Despite the concerns we shared above, PMax is a powerful tool for accelerating performance. We’re advocating a careful approach – not debating its performance capabilities.
Alongside that big spoonful of caution, there are several scenarios where PMax is particularly attractive.
If one or more of the following factors describes your brand, PMax might be a smart addition to your performance marketing mix:
Limited time or resources
If your channel manager is limited by bandwidth, or you don’t have a dedicated resource managing the channel, allowing Google to place, scale and optimize the campaign is a compelling proposition.
PMax requires significant initial setup, but takes far less resources to optimize and manage over time.

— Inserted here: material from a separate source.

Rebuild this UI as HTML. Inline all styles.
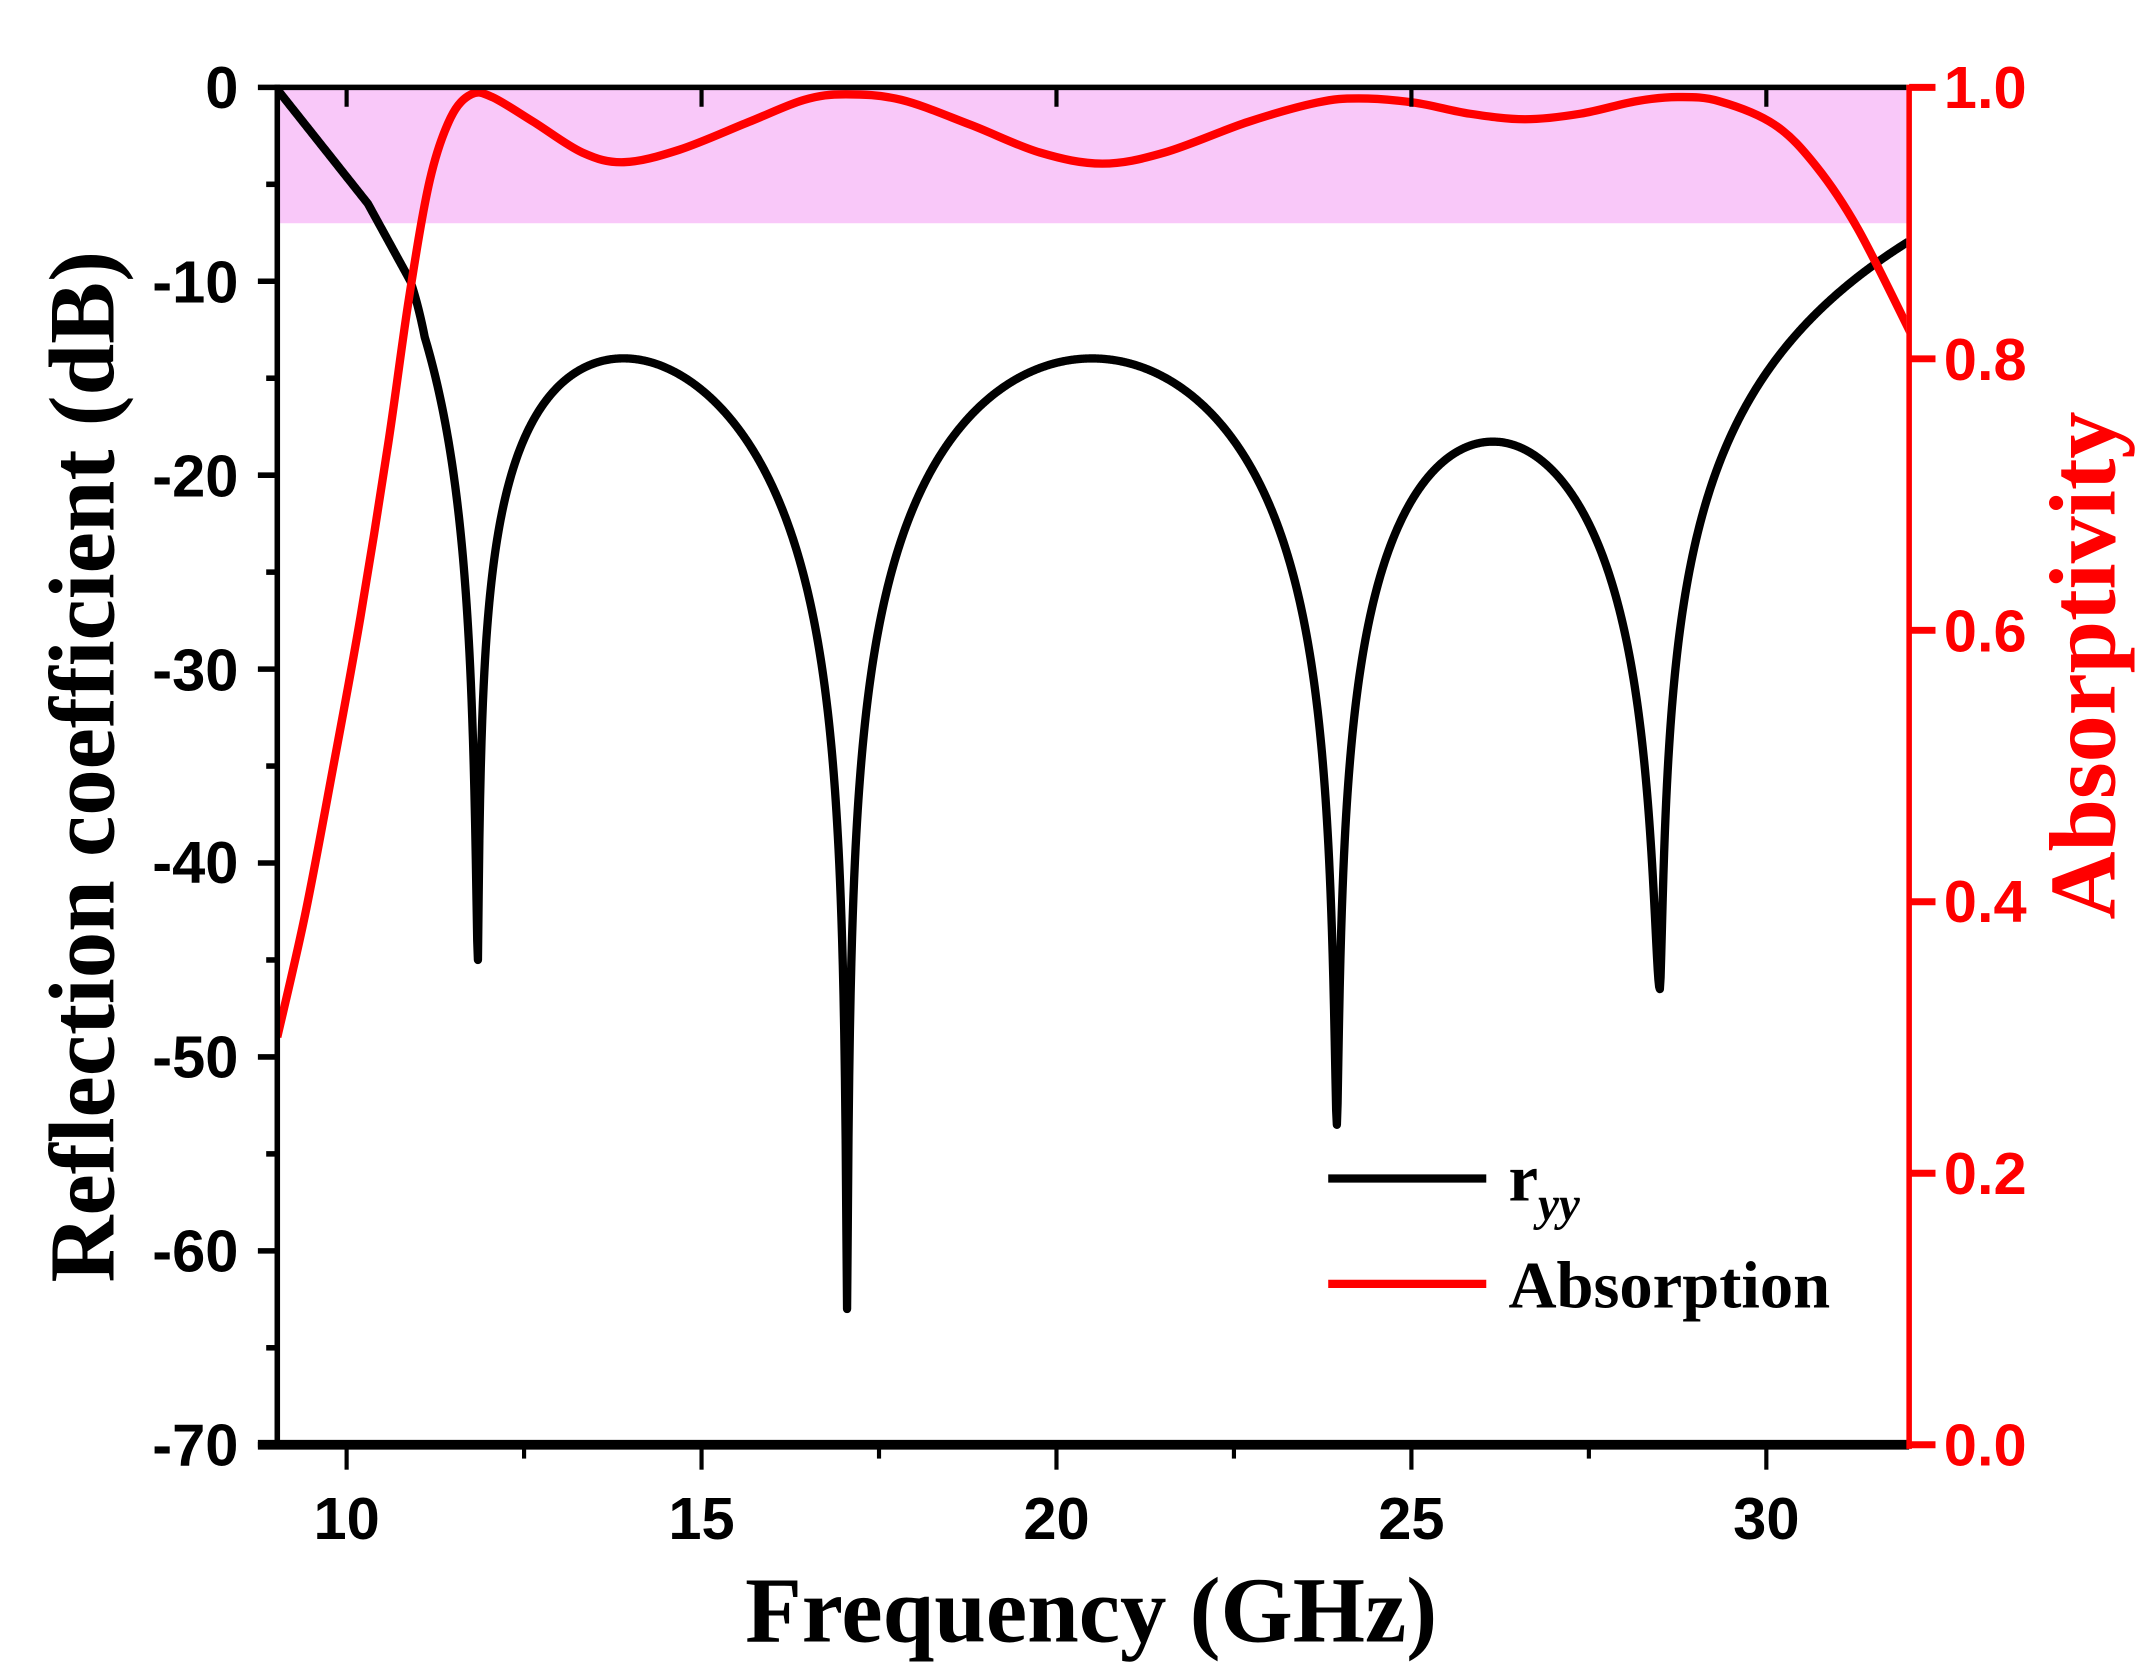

If resources are constrained, funneling all your ad budget and bids through one campaign that searches for the best product feed placements to drive performance can be ideal.
Machine algorithms can never fully replace human decision-making, but they can be a brief substitute to initiate a campaign, scale a new or evolving brand, or support in times of transition.
Test new opportunities
While human control over the breadth of marketing channels is preferred, exploring new opportunities can benefit from algorithmic input.
Utilizing PMax to test new geographies, new customer profiles, even new products, can deliver faster results and lay the groundwork for expanded focus across a broader campaign.
In addition to utilizing PMax to test new markets, it can be additive to existing campaigns to increase a brand’s scale.
Success that is maximized across existing channels can be supplemented and enhanced by the addition of new channels via PMax.
TL;DR summary of Performance Max
- Performance Max is Google’s next great thing. No question.
- How it works: Upload your ad asset group (video, photography, ad copy, logo, etc) and their machine learning will deliver optimized and channel-specific ad containers anywhere in the Google universe.
- But this smart shopping campaign tool comes with limitations and risks like:
- Lack of channel control
- Lack of visibility
- One-way data signals
- Lack of creative control.
- PMax is a strong candidate for brands who are:
- Operating without a dedicated Google resource, or your channel manager has limited bandwidth
- Facing significant budget constraints, so a campaign that searches for the best placements is compelling
- Prioritizing testing new geographies, new customer profiles, and even new products
- Running existing campaigns with success and are seeking to scale further.
Channels without a strategy are not true success drivers.
Deepen your understanding of your customer, your product, and your market first. That makes it easy to see where PMax fits into your channel mix.